Assessing VBz variations during CME propagation: a preparatory study for the HENON mission using EUHFORIA

TL;DR

This study evaluates the potential of the HENON mission to forecast space weather by analyzing VB_z variations during CME propagation using EUHFORIA simulations, demonstrating reliable early warnings 2-8 hours ahead.

Contribution

It assesses HENON's capability to predict geomagnetic activity by simulating VB_z variations along its orbit with EUHFORIA, aiding space weather forecasting.

Findings

VB_z values along HENON orbit are similar to near-Earth measurements.

HENON can provide space weather alerts 2-8 hours in advance.
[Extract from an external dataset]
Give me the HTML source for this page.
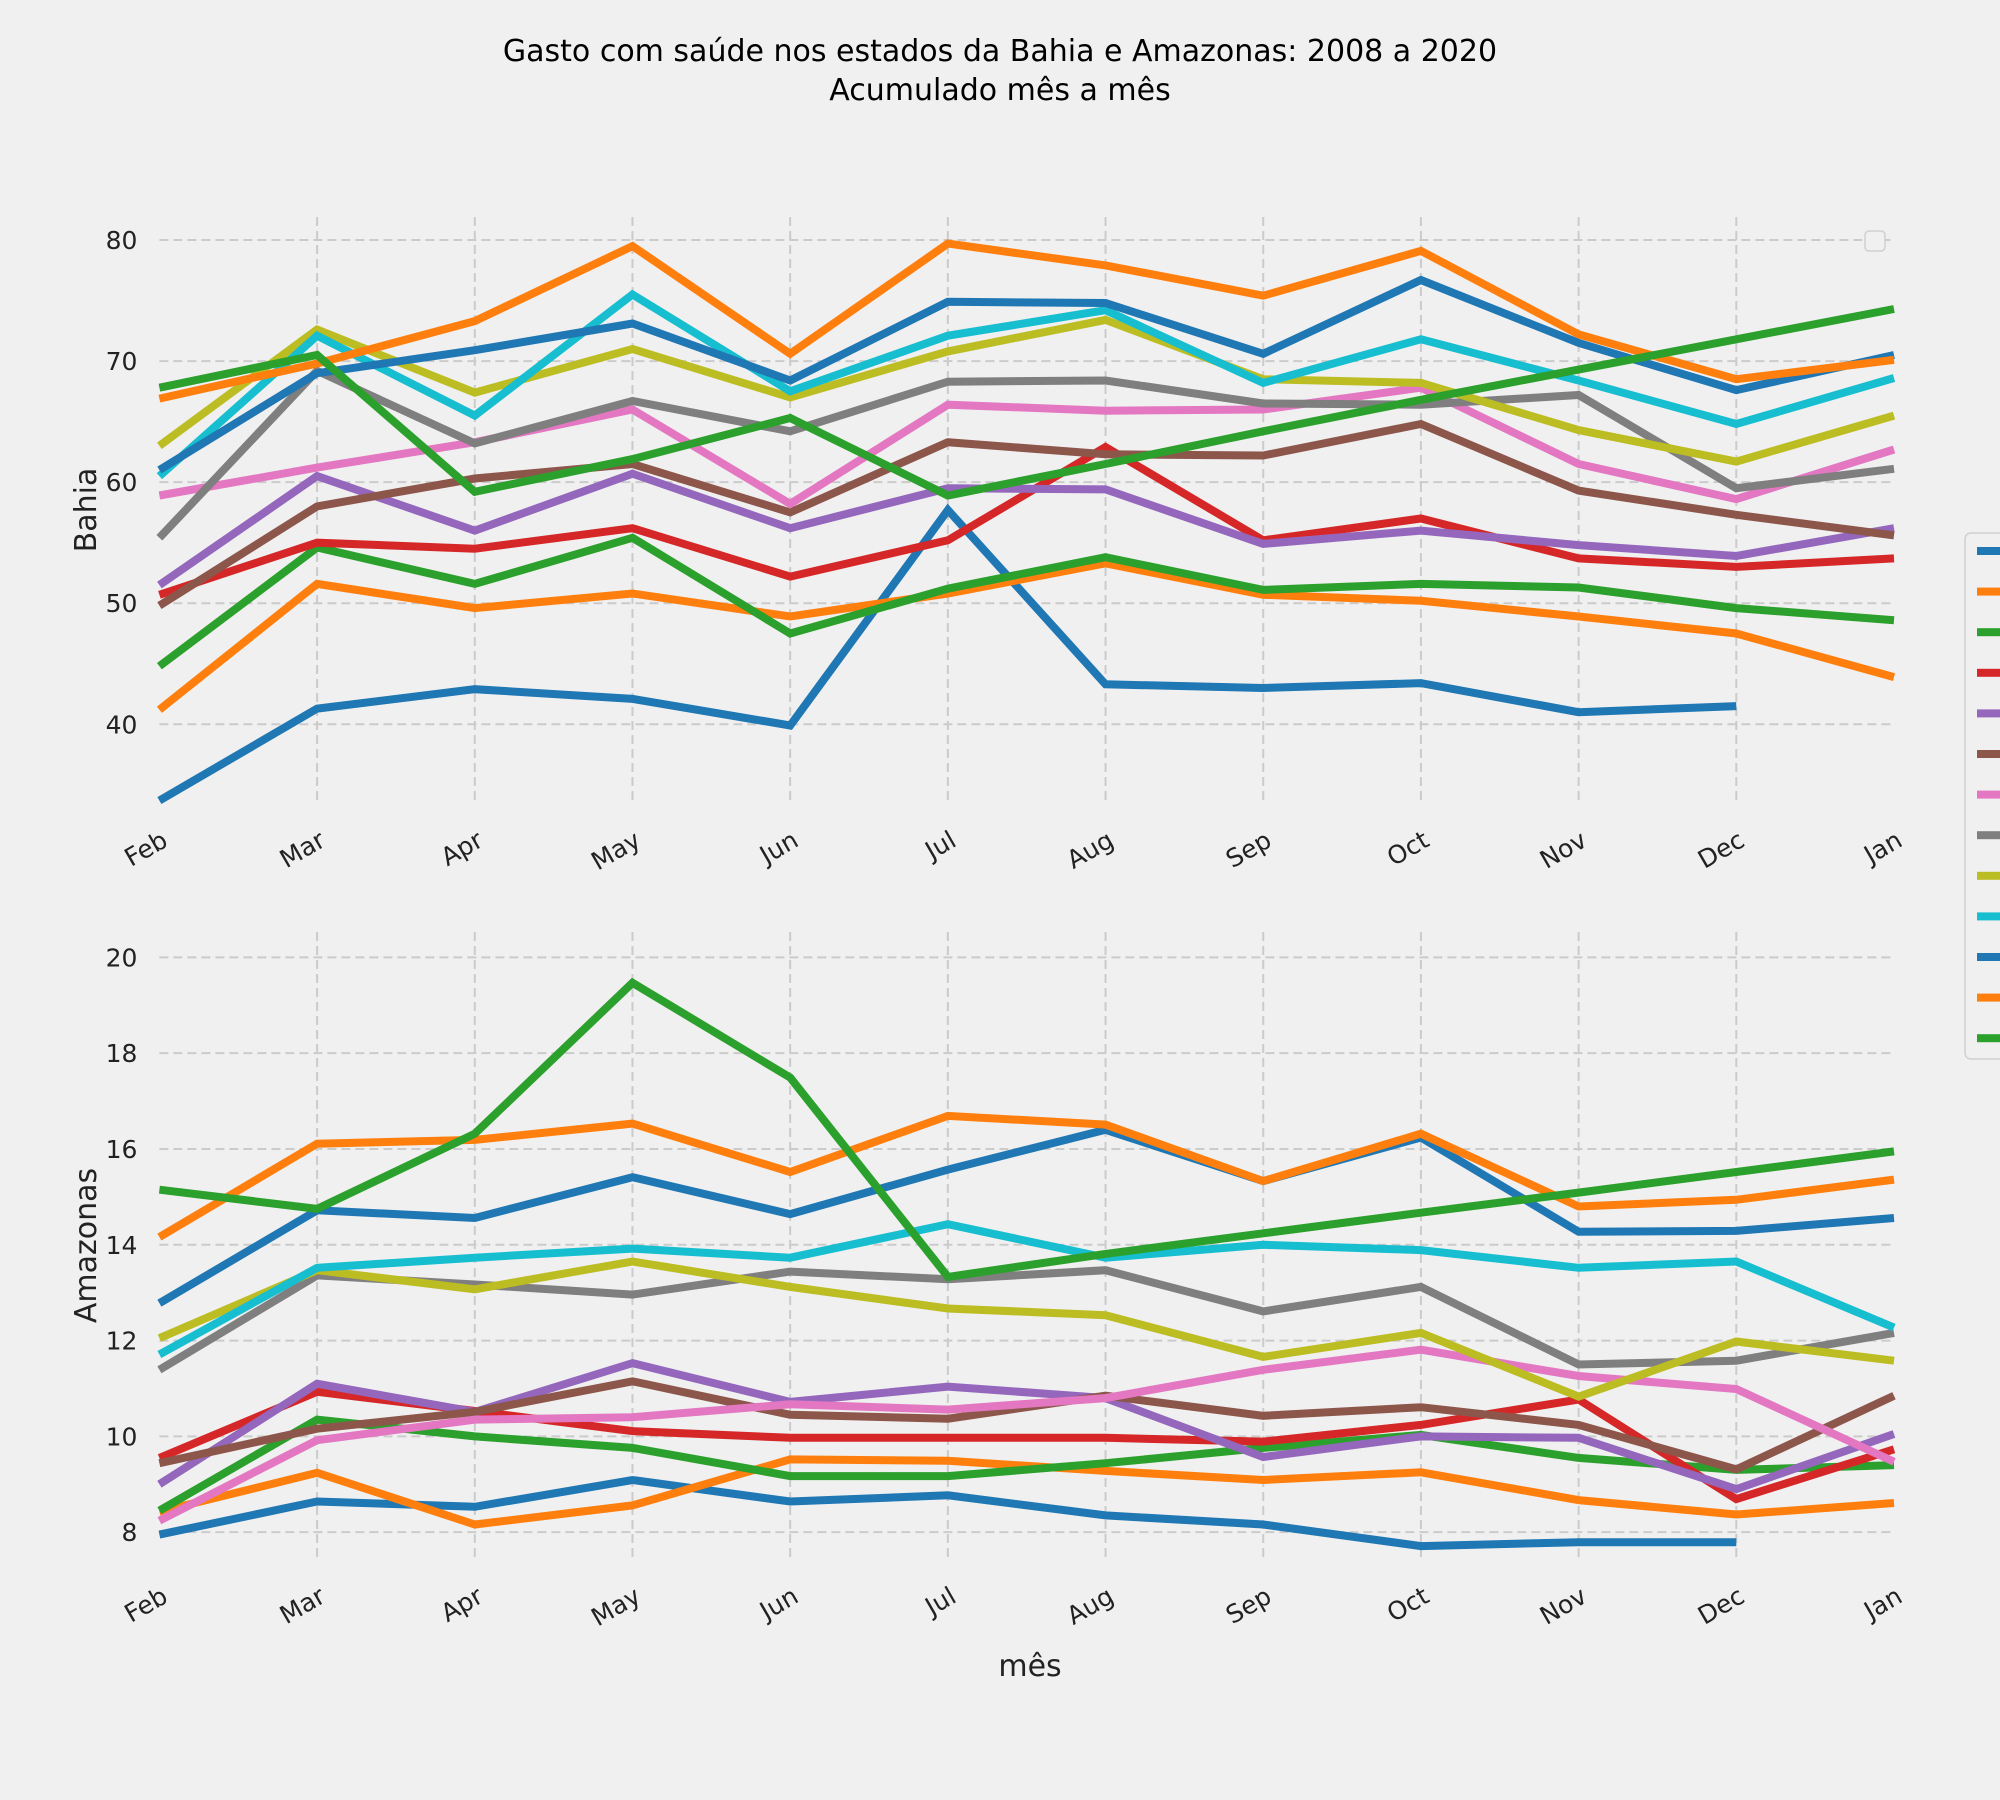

Simulations show reliable VB_z estimates for forecasting.

Abstract

Coronal mass ejections (CMEs) are among the main drivers of space weather hazards. In this context, HENON is a new space mission designed to carry out observations in the solar wind upstream of the Earth, aiming to provide timely alerts for hazardous perturbations propagating towards the Earth. HENON will orbit Earth on a distant retrograde orbit, approximately 0.082 AU upstream of the Earth when it is on the Sun-Earth line. The measurements taken by HENON will allow us to determine plasma and magnetic field parameters with a lead time of several hours with respect to the Lagrangian point L1. We assess the VB_z parameter variations (the product of solar wind speed V and southward magnetic field B_z) along the HENON orbit. Given its role as a primary driver of geomagnetic activity, we analyse how these measurements change with respect to Earth's position to evaluate HENON's forecasting potential. We used the FRi3D CME model of the EUHFORIA simulation code to characterize the initial properties of the CME. FRi3D allows us to set the CME magnetic field as a magnetic flux rope. From the simulation results, we evaluated the VB_z parameter at nine virtual spacecraft positions along the planned HENON orbit. The heliocentric longitudes of the virtual spacecraft range from about -6.9{\deg} to 6.9{\deg}, while the geocentric longitudes vary from -60{\deg} to +60{\deg} in steps of 15{\deg}. The initial direction of propagation of the CME central apex is either along the Sun-Earth line or at heliocentric longitudes of {\pm}30{\deg}. We find that with the proposed orbital parameters, the values of the VBz parameter along the HENON orbit are sufficiently similar to those measured in the vicinity of the Earth to be useful for space weather forecasts. HENON enables reliable VB_z estimates 2-8 hours in advance, improving space weather forecasting and protection of critical infrastructure and satellites.